§ 70. Продолжение
Б. Схоластическое учение о таинствах
Колебание и свободомыслие схоластики в учении о деле Христа объясняется той убежденностью, с которой она видела в таинствах уже осуществляющееся блаженство. Вера и теология жили в таинствах. Августиновское учение развивалось здесь как со стороны содержания, так и со стороны формы; однако, «слово» еще более было вытеснено «таинством»; раз наряду с пониманием благодати, как возбуждения веры и любви, сохранилось прежнее определение: благодать есть не что иное, как участие в подобии божественной природы, то по существу не мыслима была никакая иная форма благодати, как выражающаяся в чародействе и таинствах.

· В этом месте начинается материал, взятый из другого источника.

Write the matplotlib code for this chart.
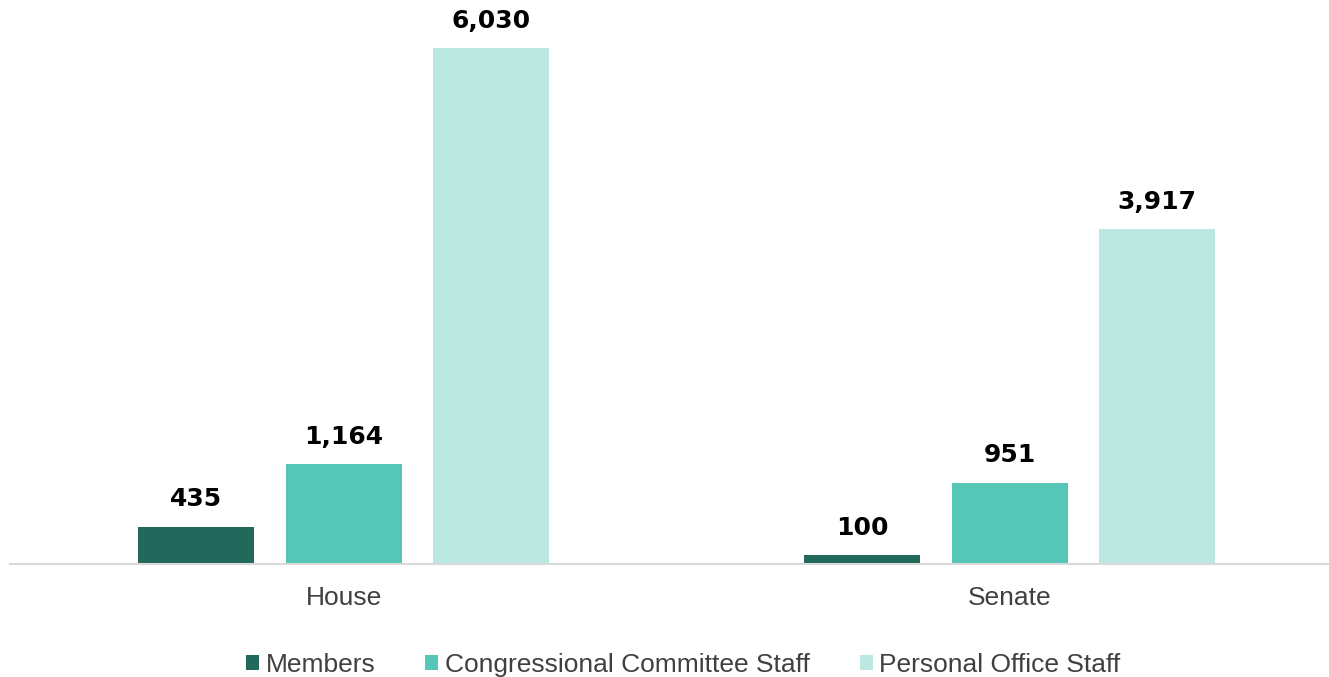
import matplotlib
matplotlib.use("Agg")
import matplotlib.pyplot as plt
from matplotlib.patches import Patch
import numpy as np

categories = ["House", "Senate"]
series_names = ["Members", "Congressional Committee Staff", "Personal Office Staff"]
members = [435, 100]
committee = [1164, 951]
personal = [6030, 3917]
colors = ["#22695B", "#56C6B6", "#BBE8E1"]

plt.rcParams['font.family'] = ['Liberation Sans', 'DejaVu Sans']

W, H = 1329, 677
fig = plt.figure(figsize=(W / 100, H / 100), dpi=100)
ax = fig.add_axes([10 / W, (H - 564) / H, 1319 / W, 564 / H])

x = np.arange(len(categories))
width = 0.174
offsets = [-0.222, 0.0, 0.221]
for vals, off, col in zip([members, committee, personal], offsets, colors):
    bars = ax.bar(x + off, vals, width=width, color=col, zorder=2)
    for b, v in zip(bars, vals):
        ax.annotate(f"{v:,}", (b.get_x() + b.get_width() / 2, v),
                    xytext=(0, 11), textcoords="offset points",
                    ha="center", va="bottom", fontsize=18, fontweight="heavy",
                    color="black", family="DejaVu Sans")

ax.set_xlim(-0.5015, 1.479)
ax.set_ylim(0, 6591)
for s in ["top", "right", "left"]:
    ax.spines[s].set_visible(False)
ax.spines["bottom"].set_color("#D9D9D9")
ax.spines["bottom"].set_linewidth(1.5)
ax.set_yticks([])
ax.set_xticks(x)
ax.set_xticklabels(categories, fontsize=19, color="#404040")
ax.tick_params(axis="x", length=0, pad=16)

handles = [Patch(facecolor=c, edgecolor="none") for c in colors]
fig.legend(handles, series_names, loc="center", bbox_to_anchor=(0.514, 0.0175),
           ncol=3, frameon=False, fontsize=19, labelcolor="#404040",
           handlelength=0.5, handleheight=0.5, handletextpad=0.23,
           columnspacing=1.9, borderaxespad=0, borderpad=0)

fig.savefig("out.png", dpi=100)
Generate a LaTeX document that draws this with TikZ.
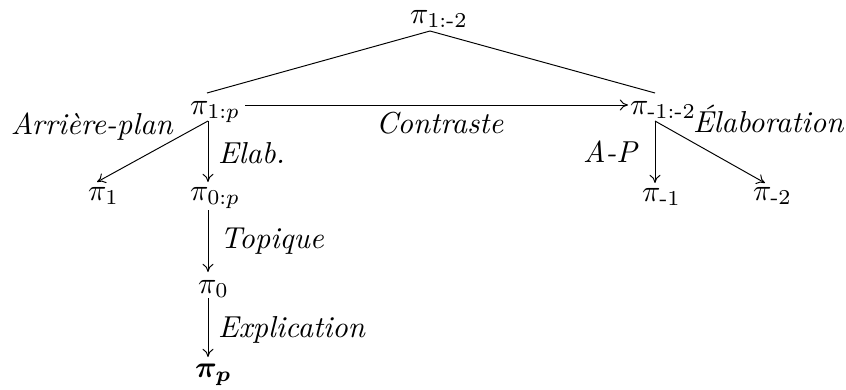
\documentclass[tikz,border=0pt]{standalone}
\usepackage{amsmath}
\usepackage{bm}
\usetikzlibrary{arrows.meta}
\begin{document}
\begin{tikzpicture}[x=0.33pt,y=-0.33pt,
  pinode/.style={anchor=base west,inner sep=0pt,outer sep=0pt},
  lbl/.style={anchor=base west,inner sep=0pt,outer sep=0pt,font=\itshape},
  edge/.style={draw,line width=0.32pt},
  arr/.style={draw,line width=0.32pt,-{Computer Modern Rightarrow[length=2.7pt,width=3.6pt]}}]
\useasboundingbox (0,0) rectangle (846,390);
% nodes
\node[pinode] (T) at (410,23) {$\pi_{\text{1:-2}}$};
\node[pinode] (A) at (190,114) {$\pi_{1:p}$};
\node[pinode] (B) at (630,114) {$\pi_{\text{-1:-2}}$};
\node[pinode] (C) at (88,200) {$\pi_{1}$};
\node[pinode] (D) at (190,200) {$\pi_{0:p}$};
\node[pinode] (E) at (642,201) {$\pi_{\text{-1}}$};
\node[pinode] (F) at (753,200) {$\pi_{\text{-2}}$};
\node[pinode] (G) at (198,293) {$\pi_{0}$};
\node[pinode] (H) at (195,377) {$\bm{\pi_{p}}$};
% labels
\node[lbl] (l1) at (11,135) {Arrière-plan};
\node[lbl] (l2) at (218,163) {Elab.};
\node[lbl] (l3) at (376,133) {Contraste};
\node[lbl] (l4) at (583,162) {A-P};
\node[lbl] (l5) at (693,132) {Élaboration};
\node[lbl] (l6) at (220,248) {Topique};
\node[lbl] (l7) at (218,337) {Explication};
% connectors
\path[edge] ([shift={(20,8)}]T.base west) -- ([shift={(17,-21)}]A.base west);
\path[edge] ([shift={(20,8)}]T.base west) -- ([shift={(25,-21)}]B.base west);
\path[arr] ([shift={(55,-9)}]A.base west) -- ([shift={(-2,-9)}]B.base west);
\path[arr] ([shift={(18,7)}]A.base west) -- ([shift={(9,-18)}]C.base west);
\path[arr] ([shift={(18,7)}]A.base west) -- ([shift={(18,-18)}]D.base west);
\path[arr] ([shift={(25,7)}]B.base west) -- ([shift={(13,-18)}]E.base west);
\path[arr] ([shift={(25,7)}]B.base west) -- ([shift={(12,-17)}]F.base west);
\path[arr] ([shift={(18,10)}]D.base west) -- ([shift={(10,-21)}]G.base west);
\path[arr] ([shift={(10,5)}]G.base west) -- ([shift={(13,-20)}]H.base west);
\end{tikzpicture}
\end{document}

Развитие учения о таинствах долгое время боролось с затруднением, вызываемым не установившимся числом таинств. Наряду с крещением и причащением существовало еще неопределенное число священнодействий (ср. еще Бернарда). Абеляр и Гуго из С.-Виктора выдвигали конфирмацию, соборование и брак (число 5), Роберт Пулл – конфирмацию, покаяние и священство. Путем комбинации, может быть, в борьбе против катаров, возникло число 7 (сборник сентенций Роланда), которое Петр Ломбардский указывает как «мнение». Даже на соборах 1179 и 1215 гг. это число не было утверждено. Лишь великие схоластики доставили ему авторитет, и лишь на флорентийском соборе 1439 г. последовало определенное церковное решение (Евгений IV, булла Exultale deo). Однако к полному уравнению между собою семи таинств церковь не стремилась (крещение, покаяние и, в особенности, причащение остаются первенствующими, а священство сохраняет свое обособленное положение). «Уместность» числа семь и организм таинств, охватывающий всю жизнь личности и церкви, подробно излагались. В действительности создание именно этих семи таинств является перлом политики, может быть, и бессознательной (однако, не вполне: брак как таинство представляет непреодолимые затруднения; монашеству недостает таинства; отсутствие епископального таинства – до 1870 г. – было также чувствительно).
Гуго начал техническую разработку учения, сохраняя августиновское различение между sacramentum и res sacramenti и резко подчеркивая физическо-духовный дар, действительно заключающийся в таинстве. Следуя ему, Петр Ломбардский дал определение таинства (IV. 1, В). Но он не говорит (как Гуго), что таинства содержат благодать, но обусловливают ее как свое следствие; кроме того, он требует как основы только signum, а не corporate elementum, как Гуго. Фома смягчает также «continent» Гуго, он идет даже еще дальше. Бог действует не иначе, как «при помощи таинств» (Бернард), но они все же обусловливают благодать лишь «per aliquem modum»; дает ее сам Бог; таинства – causae instrumentales, они переносят действие благодати a primo movente. Они являются, следовательно, причиной и символами; так надо понимать слова: efficiunt quod figurant. Однако, в таинствах заключается virtus ad inducendum sacramentalem effectum. Впоследствии связь между таинством и благодатью была совершенно порвана. Одно лишь сопровождает другое, так как их соединил лишь Божий произвол (Дунс) в силу «договора, заключенного с церковью». Таким образом, номиналистическое понимание представляется менее связанным с волшебством; своим протестом против «continent» оно подготовило учение о таинствах «предшественников реформации» и Цвингли; но это представление возникло не из стремления выдвинуть «слово» и веру, а, как было замечено, из своеобразного понятия Божества. Официальное учение сохранилось у Фомы, вернее, вернулось к «figurant, continent et conferunt» (Флорентийский собор). При этом признается, что таинства в отличие от ветхозаветных, при которых необходима вера («opus operands») действует «ex opere operate» (так учил уже Петр Ломбардский), т. е. результат вытекает из самого акта как такового. Попытка последователей Скота уравнять ветхозаветные таинства с новозаветными была отвергнута.